## Your objective
Each line below that contains "this" counts once; report the total and nothing more.

## Given entries
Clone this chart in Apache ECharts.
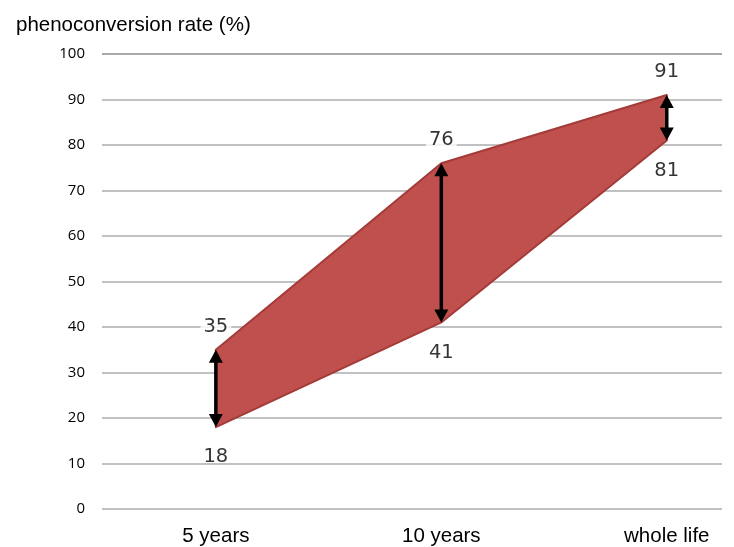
<!DOCTYPE html>
<html>
<head>
<meta charset="utf-8">
<style>
  html, body { margin: 0; padding: 0; background: #fff; }
  #chart { width: 734px; height: 547px; }
</style>
<script src="https://cdn.jsdelivr.net/npm/echarts@6/dist/echarts.min.js"></script>
</head>
<body>
<div id="chart"></div>
<script>
// Phenoconversion rate ranges over time horizons
const categories = ['5 years', '10 years', 'whole life'];
const upperRate = [35, 76, 91];
const lowerRate = [18, 41, 81];
const yTicks = [0, 10, 20, 30, 40, 50, 60, 70, 80, 90, 100];
const axisTitle = 'phenoconversion rate (%)';

const FILL = '#c0504d';
const EDGE = '#a33b38';
const FONT = '"Liberation Sans", Arial, sans-serif';
const TICK_FONT = '"Open Sans", "Liberation Sans", sans-serif';
const NUM_FONT = '"DejaVu Sans", Verdana, sans-serif';

const chart = echarts.init(document.getElementById('chart'), null, { renderer: 'canvas' });

// band outline: upper edge left→right, then lower edge right→left
function bandRender(params, api) {
  if (params.dataIndex !== 0) return null;
  const pts = [];
  for (let i = 0; i < categories.length; i++) pts.push(api.coord([i, upperRate[i]]));
  for (let i = categories.length - 1; i >= 0; i--) pts.push(api.coord([i, lowerRate[i]]));
  return {
    type: 'polygon',
    shape: { points: pts },
    style: { fill: FILL, stroke: EDGE, lineWidth: 2, lineJoin: 'round' }
  };
}

// double-headed arrow spanning the range at each category
function arrowRender(params, api) {
  const top = api.coord([api.value(0), api.value(1)]);
  const bot = api.coord([api.value(0), api.value(2)]);
  const x = top[0];
  const hw = 7, hh = 13;
  return {
    type: 'group',
    children: [
      { type: 'line', shape: { x1: x, y1: top[1] + hh - 1, x2: x, y2: bot[1] - hh + 1 },
        style: { stroke: '#000', lineWidth: 3.5 } },
      { type: 'polygon', shape: { points: [[x, top[1]], [x - hw, top[1] + hh], [x + hw, top[1] + hh]] },
        style: { fill: '#000' } },
      { type: 'polygon', shape: { points: [[x, bot[1]], [x - hw, bot[1] - hh], [x + hw, bot[1] - hh]] },
        style: { fill: '#000' } }
    ]
  };
}

const numLabel = {
  show: true,
  fontFamily: NUM_FONT,
  fontSize: 19.5,
  lineHeight: 16,
  color: '#000'
};

// gridlines: light grey, the top one a little darker
const gridColors = yTicks.map((t, i) => (i === yTicks.length - 1 ? '#8c8c8c' : '#acacac'));

chart.setOption({
  animation: false,
  title: {
    text: axisTitle,
    left: 11,
    top: 10,
    textStyle: { fontFamily: FONT, fontSize: 20.5, fontWeight: 'normal', color: '#000' }
  },
  grid: { left: 102, right: 12, top: 54, bottom: 36 },
  xAxis: {
    type: 'value',
    min: -0.505,
    max: 2.245,
    axisLine: { show: false },
    axisTick: { show: false },
    splitLine: { show: false },
    axisLabel: {
      customValues: categories.map((_, i) => i),
      formatter: v => categories[Math.round(v)],
      fontFamily: FONT,
      fontSize: 20.5,
      color: '#000',
      margin: 17
    }
  },
  yAxis: {
    type: 'value',
    min: 0,
    max: 100,
    interval: 10,
    axisLine: { show: false },
    axisTick: { show: false },
    axisLabel: {
      customValues: yTicks,
      fontFamily: TICK_FONT,
      fontSize: 15,
      color: '#000',
      margin: 17
    },
    splitLine: { lineStyle: { color: gridColors, width: 1.5 } }
  },
  series: [
    {
      type: 'custom',
      renderItem: bandRender,
      data: [[0, upperRate[0]]],
      z: 2
    },
    {
      type: 'custom',
      renderItem: arrowRender,
      data: categories.map((_, i) => [i, upperRate[i], lowerRate[i]]),
      encode: { x: 0, y: [1, 2] },
      z: 3
    },
    {
      type: 'scatter',
      symbolSize: 0,
      data: categories.map((_, i) => [i, upperRate[i]]),
      label: Object.assign({
        position: 'top', distance: 15, formatter: p => p.value[1],
        backgroundColor: '#fff', padding: [0, 3]
      }, numLabel),
      z: 4
    },
    {
      type: 'scatter',
      symbolSize: 0,
      data: categories.map((_, i) => [i, lowerRate[i]]),
      label: Object.assign({ position: 'bottom', distance: 22, formatter: p => p.value[1] }, numLabel),
      z: 4
    }
  ]
});
</script>
</body>
</html>
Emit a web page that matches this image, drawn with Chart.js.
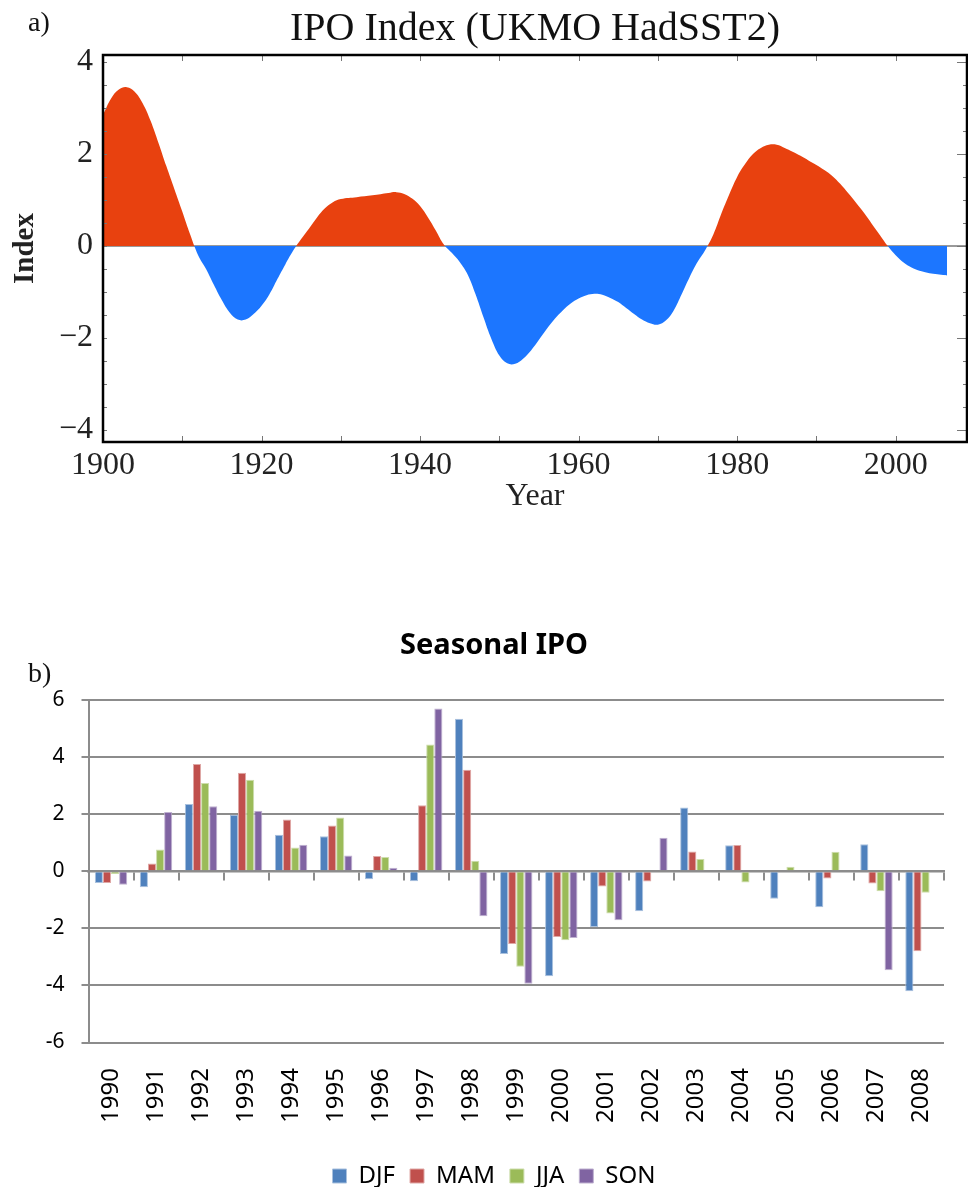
<!DOCTYPE html>
<html><head><meta charset="utf-8">
<script src="https://cdn.jsdelivr.net/npm/chart.js@4.4.1/dist/chart.umd.min.js"></script>
<style>
html,body{margin:0;padding:0;background:#fff;width:968px;height:1187px;overflow:hidden;}
#wrap{position:relative;width:968px;height:1187px;overflow:hidden;background:#fff;}
#ca{position:absolute;left:0;top:0;}
#cb{position:absolute;left:10px;top:590px;}
.lab{position:absolute;font-family:"Liberation Serif","Times New Roman",serif;font-size:28px;line-height:1;color:#111;}
</style></head><body>
<div id="wrap">
<canvas id="ca" width="968" height="520" style="width:968px;height:520px"></canvas>
<canvas id="cb" width="968" height="608" style="width:968px;height:608px"></canvas>
<div class="lab" style="left:28px;top:8px">a)</div>
<div class="lab" style="left:28px;top:659px">b)</div>
</div>
<script>
// ---------- Chart a) IPO Index data ----------
const ipoYear = [1900,1901,1902,1903,1904,1905,1906,1907,1908,1909,1910,1911,1912,1913,1914,1915,1916,1917,1918,1919,
  1920,1921,1922,1923,1924,1925,1926,1927,1928,1929,1930,1932,1934,1936,1937,1938,1939,1940,1941,1942,1943,
  1944,1945,1946,1947,1948,1949,1950,1951,1952,1953,1954,1955,1956,1957,1958,1959,1960,1961,1962,1963,1964,1965,
  1966,1967,1968,1969,1970,1971,1972,1973,1974,1975,1976,1977,1978,1979,1980,1981,1982,1983,1984,1985,1986,1987,
  1988,1989,1990,1991,1992,1993,1994,1995,1996,1997,1998,1999,2000,2001,2002,2003,2004,2005,2006,2006.5];
const ipoValue = [2.85,3.2,3.4,3.45,3.35,3.1,2.72,2.24,1.73,1.24,0.75,0.25,-0.2,-0.5,-0.85,-1.18,-1.45,-1.6,-1.6,-1.48,
  -1.3,-1.05,-0.72,-0.4,-0.1,0.15,0.38,0.62,0.82,0.95,1.02,1.06,1.1,1.15,1.17,1.13,1.03,0.87,0.62,0.33,0.03,
  -0.15,-0.35,-0.62,-1.05,-1.55,-2.02,-2.38,-2.55,-2.56,-2.45,-2.27,-2.04,-1.8,-1.58,-1.4,-1.25,-1.14,-1.07,-1.04,-1.06,-1.13,-1.22,
  -1.35,-1.48,-1.6,-1.68,-1.71,-1.62,-1.4,-1.05,-0.68,-0.35,-0.08,0.25,0.7,1.12,1.5,1.78,2.0,2.13,2.2,2.2,2.13,2.05,
  1.96,1.86,1.76,1.65,1.52,1.35,1.15,0.94,0.72,0.48,0.24,0.0,-0.2,-0.36,-0.47,-0.54,-0.58,-0.61,-0.63,-0.64];
const yearTicks = [1900,1920,1940,1960,1980,2000];
const indexTicks = [-4,-2,0,2,4];

// ---------- Chart b) Seasonal IPO data ----------
const seasonYears = ['1990','1991','1992','1993','1994','1995','1996','1997','1998','1999','2000','2001','2002','2003','2004','2005','2006','2007','2008'];
const djf = [-0.41,-0.56,2.36,1.98,1.28,1.23,-0.28,-0.35,5.34,-2.9,-3.68,-1.95,-1.4,2.23,0.91,-0.96,-1.26,0.95,-4.2];
const mam = [-0.41,0.27,3.76,3.45,1.81,1.6,0.53,2.31,3.56,-2.55,-2.3,-0.53,-0.36,0.69,0.92,0,-0.25,-0.43,-2.8];
const jja = [-0.1,0.76,3.09,3.21,0.83,1.88,0.5,4.44,0.37,-3.35,-2.42,-1.48,0,0.43,-0.39,0.16,0.68,-0.7,-0.75];
const son = [-0.47,2.08,2.28,2.12,0.93,0.55,0.12,5.7,-1.58,-3.94,-2.34,-1.72,1.17,0,0,0,0,-3.47,0];
const seasonTicks = [-6,-4,-2,0,2,4,6];

const SERIF = '"Liberation Serif","Times New Roman",serif';
const SANS = '"Noto Sans","Open Sans",sans-serif';

const frameA = {
  id: 'frameA',
  afterDatasetsDraw(chart) {
    const {ctx, chartArea: a, scales: {x, y}} = chart;
    ctx.save();
    ctx.strokeStyle = '#777';
    ctx.lineWidth = 1;
    ctx.beginPath();
    for (let v = 1910; v <= 2000; v += 10) {
      const px = Math.round(x.getPixelForValue(v)) + 0.5;
      ctx.moveTo(px, a.top); ctx.lineTo(px, a.top + 6);
      ctx.moveTo(px, a.bottom); ctx.lineTo(px, a.bottom - 6);
    }
    for (let v = -4; v <= 4; v += 0.5) {
      const py = Math.round(y.getPixelForValue(v)) + 0.5;
      ctx.moveTo(a.left, py); ctx.lineTo(a.left + 4, py);
      const len = (v % 2 === 0) ? 10 : 4;
      ctx.moveTo(a.right, py); ctx.lineTo(a.right - len, py);
    }
    ctx.stroke();
    ctx.strokeStyle = '#000';
    ctx.lineWidth = 2.5;
    ctx.strokeRect(a.left, a.top, a.right - a.left, a.bottom - a.top);
    ctx.restore();
  }
};

new Chart(document.getElementById('ca'), {
  type: 'line',
  data: {
    datasets: [{
      data: ipoYear.map((yr, i) => ({x: yr, y: ipoValue[i]})),
      borderWidth: 0,
      borderColor: 'rgba(0,0,0,0)',
      pointRadius: 0,
      tension: 0.4,
      fill: {target: 'origin', above: '#E8410F', below: '#1C76FF'}
    }]
  },
  options: {
    responsive: false,
    animation: false,
    layout: {padding: {left: 0, right: 1, top: 0, bottom: 0}},
    plugins: {
      legend: {display: false},
      tooltip: {enabled: false},
      title: {display: true, text: 'IPO Index (UKMO HadSST2)', fullSize: false, color: '#111',
        font: {family: SERIF, size: 40, weight: 'normal'}, padding: {top: 5, bottom: 2}}
    },
    scales: {
      x: {
        type: 'linear', min: 1900, max: 2009,
        afterBuildTicks: s => { s.ticks = yearTicks.map(v => ({value: v})); },
        afterFit: s => { s.height = 78; },
        grid: {display: false, drawTicks: false},
        border: {display: false},
        ticks: {padding: 4, color: '#222', font: {family: SERIF, size: 32}, callback: v => String(v), maxRotation: 0, autoSkip: false},
        title: {display: true, text: 'Year', color: '#222', font: {family: SERIF, size: 32}, padding: {top: 0, bottom: 4}}
      },
      y: {
        min: -4.26, max: 4.15,
        afterBuildTicks: s => { s.ticks = indexTicks.map(v => ({value: v})); },
        afterFit: s => { s.width = 103; },
        grid: {drawTicks: false, lineWidth: 2, color: c => (c.tick && c.tick.value === 0) ? '#9a9a9a' : 'rgba(0,0,0,0)'},
        border: {display: false},
        ticks: {padding: 10, color: '#222', font: {family: SERIF, size: 32}, callback: v => v < 0 ? '\u2212' + Math.abs(v) : String(v)},
        title: {display: true, text: 'Index', color: '#222', font: {family: SERIF, size: 29, weight: 'bold'}, padding: {top: 8, bottom: 0}}
      }
    }
  },
  plugins: [frameA]
});

new Chart(document.getElementById('cb'), {
  type: 'bar',
  data: {
    labels: seasonYears,
    datasets: [
      {label: 'DJF', data: djf, backgroundColor: '#4F81BD', borderColor: '#A9C1DE'},
      {label: 'MAM', data: mam, backgroundColor: '#C0504D', borderColor: '#DFA8A6'},
      {label: 'JJA', data: jja, backgroundColor: '#9BBB59', borderColor: '#CDDDAC'},
      {label: 'SON', data: son, backgroundColor: '#8064A2', borderColor: '#BFB1D0'}
    ]
  },
  options: {
    responsive: false,
    animation: false,
    datasets: {bar: {categoryPercentage: 0.72, barPercentage: 1.0, borderWidth: 1}},
    layout: {padding: {left: 34, right: 34, top: 0, bottom: 0}},
    plugins: {
      tooltip: {enabled: false},
      title: {display: true, text: 'Seasonal IPO', color: '#000', font: {family: SANS, size: 29, weight: 'bold'}, padding: {top: 38.6, bottom: 36.6}},
      legend: {position: 'bottom', labels: {boxWidth: 14, boxHeight: 14, padding: 15, color: '#000', font: {family: SANS, size: 24}}}
    },
    scales: {
      x: {
        grid: {display: false, drawTicks: false},
        border: {display: false},
        ticks: {minRotation: 90, maxRotation: 90, autoSkip: false, padding: 25.5, color: '#000', font: {family: SANS, size: 24}},
        afterFit: s => { s.height = 106.5; }
      },
      x2: {
        type: 'category',
        position: {y: 0},
        offset: true,
        grid: {display: true, drawOnChartArea: false, drawTicks: true, tickLength: 8, color: '#8c8c8c', lineWidth: 2, offset: true},
        border: {display: true, color: '#8c8c8c', width: 2.5},
        ticks: {display: false}
      },
      y: {
        min: -6, max: 6,
        afterBuildTicks: s => { s.ticks = seasonTicks.map(v => ({value: v})); },
        afterFit: s => { s.width = 44.5; },
        grid: {color: '#8c8c8c', lineWidth: 2, tickLength: 7},
        border: {display: true, color: '#8c8c8c', width: 2},
        ticks: {padding: 17, color: '#000', font: {family: SANS, size: 21}}
      }
    }
  }
});
</script>
</body></html>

## Task answer
2